The physical infrastructure and human resources associated with Iran’s nuclear program have also been badly degraded, with promises for more of the same if there are signs that the program is starting up again. Top nuclear scientists have options, including emigration, and tend to prefer to stay alive. They are not like the suicidal membership of the terror proxies that Iran has nurtured in Gaza, Lebanon, and Yemen.
As long as the Americans and Israelis maintain credible deterrence, pursuing nuclear weapons will remain dangerous work.

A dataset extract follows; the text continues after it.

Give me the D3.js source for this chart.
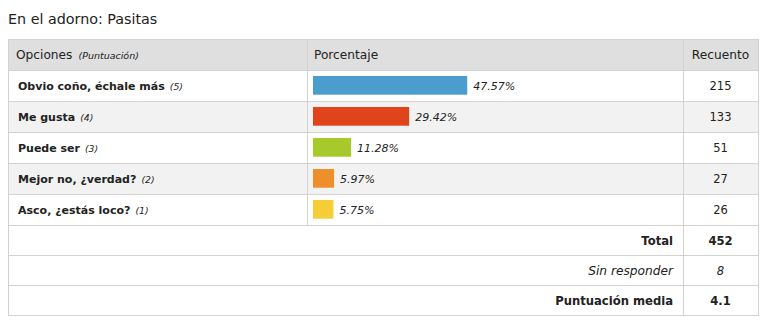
<!DOCTYPE html>
<html>
<head>
<meta charset="utf-8">
<script src="https://cdn.jsdelivr.net/npm/d3@7"></script>
<style>
html,body{margin:0;padding:0;background:#fff;}
svg{display:block;font-family:"DejaVu Sans",sans-serif;}
</style>
</head>
<body>
<svg id="chart" width="764" height="325"></svg>
<script>
const title = "En el adorno: Pasitas";
const headers = ["Opciones", "(Puntuación)", "Porcentaje", "Recuento"];
const options = ["Obvio coño, échale más", "Me gusta", "Puede ser", "Mejor no, ¿verdad?", "Asco, ¿estás loco?"];
const scores = [5, 4, 3, 2, 1];
const percents = [47.57, 29.42, 11.28, 5.97, 5.75];
const counts = [215, 133, 51, 27, 26];
const colors = ["#4a9dcc", "#e1441a", "#a8c92c", "#ed8f2b", "#f6cc37"];
const footerLabels = ["Total", "Sin responder", "Puntuación media"];
const footerValues = ["452", "8", "4.1"];
const footerStyles = ["bold", "italic", "bold"];

const svg = d3.select("#chart");
const L = 8, R = 758, C1 = 307, C2 = 683;
const border = "#d2d2d2", ink = "#222";

svg.append("text").attr("x", 8).attr("y", 24).attr("font-size", 14.3).attr("fill", ink).text(title);

// header
svg.append("rect").attr("x", L).attr("y", 39).attr("width", R - L).attr("height", 31).attr("fill", "#dfdfdf");
const hy = 59;
const h1 = svg.append("text").attr("x", 16).attr("y", hy).attr("fill", ink).attr("font-size", 12.2);
h1.append("tspan").text(headers[0]);
h1.append("tspan").attr("dx", 6).attr("font-size", 9.5).attr("font-style", "italic").text(headers[1]);
svg.append("text").attr("x", 314).attr("y", hy).attr("fill", ink).attr("font-size", 12.2).text(headers[2]);
svg.append("text").attr("x", (C2 + R) / 2).attr("y", hy).attr("text-anchor", "middle").attr("fill", ink).attr("font-size", 12.2).text(headers[3]);

const y = d3.scaleBand().domain(options).range([70, 225]);
const yf = d3.scaleBand().domain(footerLabels).range([225, 315]);
const w = d3.scaleLinear().domain([0, 100]).range([2, 322]);

const rows = svg.selectAll("g.row").data(options).join("g").attr("class", "row")
  .attr("transform", d => `translate(0,${y(d)})`);
rows.append("rect").attr("x", L).attr("width", R - L).attr("height", y.bandwidth())
  .attr("fill", (d, i) => i % 2 ? "#f2f2f2" : "#fff");
const lab = rows.append("text").attr("x", 18).attr("y", 20).attr("fill", ink);
lab.append("tspan").attr("font-weight", "bold").attr("font-size", 11).text(d => d);
lab.append("tspan").attr("dx", 5).attr("font-style", "italic").attr("font-size", 9.3).text((d, i) => `(${scores[i]})`);
rows.append("rect").attr("x", 313).attr("y", 6).attr("height", 18.7)
  .attr("width", (d, i) => w(percents[i])).attr("fill", (d, i) => colors[i]);
rows.append("text").attr("x", (d, i) => 313 + w(percents[i]) + 6).attr("y", 20)
  .attr("font-style", "italic").attr("font-size", 11).attr("fill", ink)
  .text((d, i) => percents[i].toFixed(2) + "%");
rows.append("text").attr("x", (C2 + R) / 2).attr("y", 20).attr("text-anchor", "middle")
  .attr("font-size", 11.5).attr("fill", ink).text((d, i) => counts[i]);

const foot = svg.selectAll("g.foot").data(footerLabels).join("g").attr("class", "foot")
  .attr("transform", d => `translate(0,${yf(d)})`);
foot.append("text").attr("x", 673).attr("y", 19.5).attr("text-anchor", "end").attr("fill", ink)
  .attr("font-size", (d, i) => footerStyles[i] === "italic" ? 12.2 : 11.6)
  .attr("font-weight", (d, i) => footerStyles[i] === "bold" ? "bold" : null)
  .attr("font-style", (d, i) => footerStyles[i] === "italic" ? "italic" : null)
  .text(d => d);
foot.append("text").attr("x", (C2 + R) / 2).attr("y", 19.5).attr("text-anchor", "middle").attr("fill", ink)
  .attr("font-size", 11.6)
  .attr("font-weight", (d, i) => footerStyles[i] === "bold" ? "bold" : null)
  .attr("font-style", (d, i) => footerStyles[i] === "italic" ? "italic" : null)
  .text((d, i) => footerValues[i]);

// grid lines
const g = svg.append("g").attr("stroke", border).attr("stroke-width", 1).attr("shape-rendering", "crispEdges");
const hLines = [39, ...options.map(d => y(d)), ...footerLabels.map(d => yf(d)), 315];
g.selectAll("line.h").data(hLines).join("line").attr("class", "h")
  .attr("x1", L).attr("x2", R + 1).attr("y1", d => d + 0.5).attr("y2", d => d + 0.5);
const vLines = [[L, 39, 316], [C1, 39, 225], [C2, 39, 316], [R, 39, 316]];
g.selectAll("line.v").data(vLines).join("line").attr("class", "v")
  .attr("x1", d => d[0] + 0.5).attr("x2", d => d[0] + 0.5).attr("y1", d => d[1]).attr("y2", d => d[2]);
</script>
</body>
</html>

But Iran’s leadership has signaled that their ambitions remain what they were before the defeats of the past year, and it would be a mistake not to take them at their word.
To convince themselves that they’re merely down but not out, they will likely look back to the first time their country warred with a stubborn democracy – 2,500 years ago.

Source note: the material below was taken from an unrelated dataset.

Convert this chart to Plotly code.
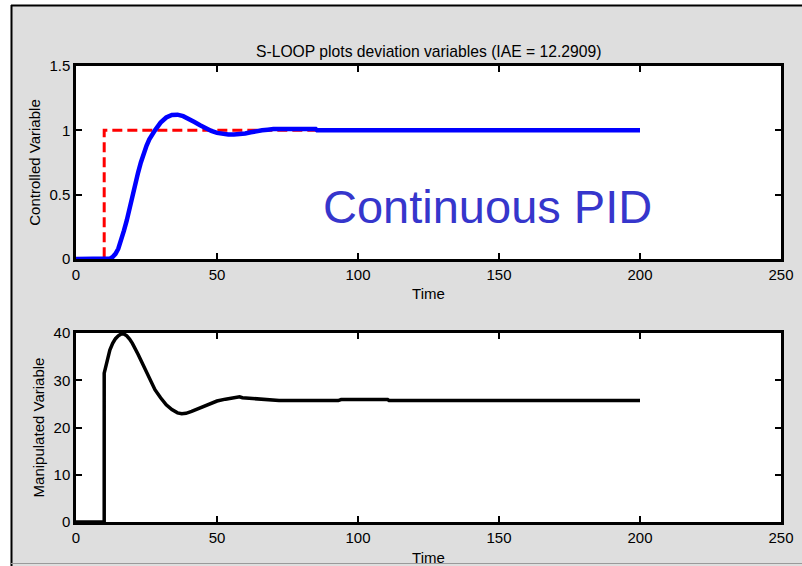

In 490 BCE, Darius I hoped to subjugate the burgeoning democracies of Greece to Persian rule and punish the Athenians for supporting the Ionians in their revolt against him. Darius had superior numbers, but the Greeks had a better strategy and managed to encircle the Persians in the Battle of Marathon. The Persians suffered more than 6,400 casualties against just over 200 Greek dead, and promptly retreated back to Asia.

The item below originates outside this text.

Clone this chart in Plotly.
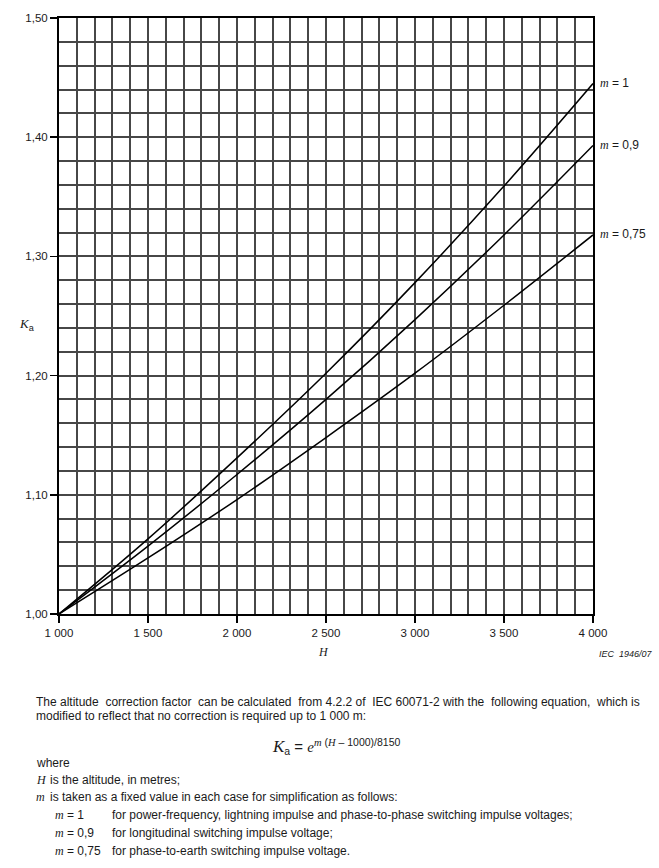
"""
Altitude correction factor Ka versus altitude H, IEC figure recreation.
"""

import plotly.graph_objects as go

# ── Data ──────────────────────────────────────────────────────────────────────

altitude = [1000, 1500, 2000, 2500, 3000, 3500, 4000]

ka_m_1 = [1.000, 1.063, 1.131, 1.202, 1.278, 1.359, 1.445]
ka_m_09 = [1.000, 1.057, 1.117, 1.180, 1.247, 1.318, 1.393]
ka_m_075 = [1.000, 1.047, 1.096, 1.148, 1.202, 1.259, 1.318]

curve_labels = ["1", "0,9", "0,75"]

x_tick_values = [1000, 1500, 2000, 2500, 3000, 3500, 4000]
x_tick_labels = ["1 000", "1 500", "2 000", "2 500", "3 000", "3 500", "4 000"]
y_tick_values = [1.00, 1.10, 1.20, 1.30, 1.40, 1.50]
y_tick_labels = ["1,00", "1,10", "1,20", "1,30", "1,40", "1,50"]

# ── Page geometry (pixels) ────────────────────────────────────────────────────

W, H_PX = 659, 868
L, R, T, B = 59, 593, 13, 614

SANS = "Liberation Sans, Arial, sans-serif"
SERIF = "Liberation Serif, Times New Roman, serif"
GRID = "#474747"
INK = "#1a1a1a"
TXT = 12


def px(x):
    return (x - L) / (R - L)


def py(y):
    return (B - y) / (B - T)


def it(s):
    return f"<span style='font-family:{SERIF}'><i>{s}</i></span>"


fig = go.Figure()

for ys, lab in zip([ka_m_1, ka_m_09, ka_m_075], curve_labels):
    fig.add_trace(go.Scatter(
        x=altitude, y=ys, mode="lines",
        line=dict(color="#000000", width=1.5, shape="spline"),
        hoverinfo="skip", showlegend=False,
    ))
    fig.add_annotation(
        x=altitude[-1], y=ys[-1], xref="x", yref="y",
        text=f"{it('m')} = {lab}", showarrow=False,
        xanchor="left", yanchor="middle", xshift=5, yshift=1,
        font=dict(family=SANS, size=12, color=INK),
    )

fig.update_xaxes(
    range=[1000, 4000],
    tickmode="array", tickvals=x_tick_values, ticktext=x_tick_labels,
    ticks="outside", ticklen=7, tickwidth=1.5, tickcolor="#000",
    showgrid=True, gridcolor=GRID, gridwidth=2,
    minor=dict(dtick=100, tick0=1000, showgrid=True, gridcolor=GRID, gridwidth=2, ticks=""),
    showline=True, linecolor="#000", linewidth=2, mirror=True,
    zeroline=False, fixedrange=True,
    tickfont=dict(family=SANS, size=11.5, color=INK),
)
fig.update_yaxes(
    range=[1.0, 1.5],
    tickmode="array", tickvals=y_tick_values, ticktext=y_tick_labels,
    ticks="outside", ticklen=7, tickwidth=1.5, tickcolor="#000",
    showgrid=True, gridcolor=GRID, gridwidth=2,
    minor=dict(dtick=0.02, tick0=1.0, showgrid=True, gridcolor=GRID, gridwidth=2, ticks=""),
    showline=True, linecolor="#000", linewidth=2, mirror=True,
    zeroline=False, fixedrange=True,
    tickfont=dict(family=SANS, size=11.5, color=INK),
)

# ── Axis titles and figure texts ──────────────────────────────────────────────

notes = [
    # (x px, y px, html, size)
    (316, 652, it("H"), 12),
    (17, 322, f"{it('K')}<sub>a</sub>", 13),
    (597, 654, "<i>IEC  1946/07</i>", 9),
    (34, 703, "The altitude  correction factor  can be calculated  from 4.2.2 of  IEC 60071-2 with the  following equation,  which is", TXT),
    (34, 717, "modified to reflect that no correction is required up to 1 000 m:", TXT),
    (34, 764, "where", TXT),
    (34, 781, it("H"), TXT),
    (48, 781, "is the altitude, in metres;", TXT),
    (34, 799, it("m"), TXT),
    (48, 799, "is taken as a fixed value in each case for simplification as follows:", TXT),
    (53, 817, f"{it('m')} = 1", TXT),
    (110, 817, "for power-frequency, lightning impulse and phase-to-phase switching impulse voltages;", TXT),
    (53, 835, f"{it('m')} = 0,9", TXT),
    (110, 835, "for longitudinal switching impulse voltage;", TXT),
    (53, 853, f"{it('m')} = 0,75", TXT),
    (110, 853, "for phase-to-earth switching impulse voltage.", TXT),
]
for x, y, txt, size in notes:
    fig.add_annotation(
        x=px(x), y=py(y), xref="paper", yref="paper",
        text=txt, showarrow=False, xanchor="left", yanchor="middle",
        font=dict(family=SANS, size=size, color=INK),
    )

# equation
fig.add_annotation(
    x=px(270), y=py(748), xref="paper", yref="paper", showarrow=False,
    xanchor="left", yanchor="middle",
    text=(f"<span style='font-size:17px'>{it('K')}</span><sub>a</sub> = "
          f"{it('e')}<sup>{it('m')} ({it('H')} – 1000)/8150</sup>"),
    font=dict(family=SANS, size=15, color=INK),
)

fig.update_layout(
    width=W, height=H_PX,
    margin=dict(l=L, r=W - R, t=T, b=H_PX - B),
    paper_bgcolor="#ffffff", plot_bgcolor="#ffffff",
    showlegend=False,
    font=dict(family=SANS, color=INK),
)

fig.write_html("out.html", config={"displayModeBar": False, "staticPlot": True})

# drop the browser's default body margin so the figure sits at the page corner
with open("out.html", "r", encoding="utf-8") as f:
    html = f.read()
html = html.replace("<head>", "<head><style>body{margin:0;overflow:hidden}</style>", 1)
with open("out.html", "w", encoding="utf-8") as f:
    f.write(html)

Marathon may have been a decisive Persian defeat, but the loss of blood and treasure was relatively small, and as a result, the loss did little to undermine Persia’s ability to wage war in the future.
War came soon enough.
In 480 BCE, Xerxes I, Darius’ son, brought an obscenely large army — estimated to be between 70,000 and 300,000 troops — to ensure that he could overwhelm the Greek defenses. A heroic army, led by King Leonidas and 300 Spartans, held off the invading Persians at Thermopylae in order to give the Greeks time to plan their next move.
After much debate, it was agreed that Themistocles would lead the Athenian fleet to a decisive battle off the island of Salamis. It was a risky move, and the future of what subsequently came to be known as Western civilization hung in the balance.
The outnumbered Greeks prevailed once again, largely due to superior tactics and an ability to swim. Salamis was the beginning of the end for the Persian campaign in Greece, and the following year, they were pushed out entirely.
The lessons of prior millennia have their limits. But there’s no question that the leaders of today’s Iran have broad regional ambitions, and they intend to pursue them with the unyielding resolve of the emperors who came before them.
We are now very likely in something akin to the period between Marathon and Salamis, in which a dented but not broken Iran will decide when, where, and how to attack next.
Fortunately, the regime is despised by its people, and that remains its Achilles’ heel. If Israel and the US don’t wish to be at war with Iran again, they shouldn’t proclaim victory too soon and ought to do everything they can to help the Iranian people topple the regime.
Ian Cooper is a Toronto-based lawyer.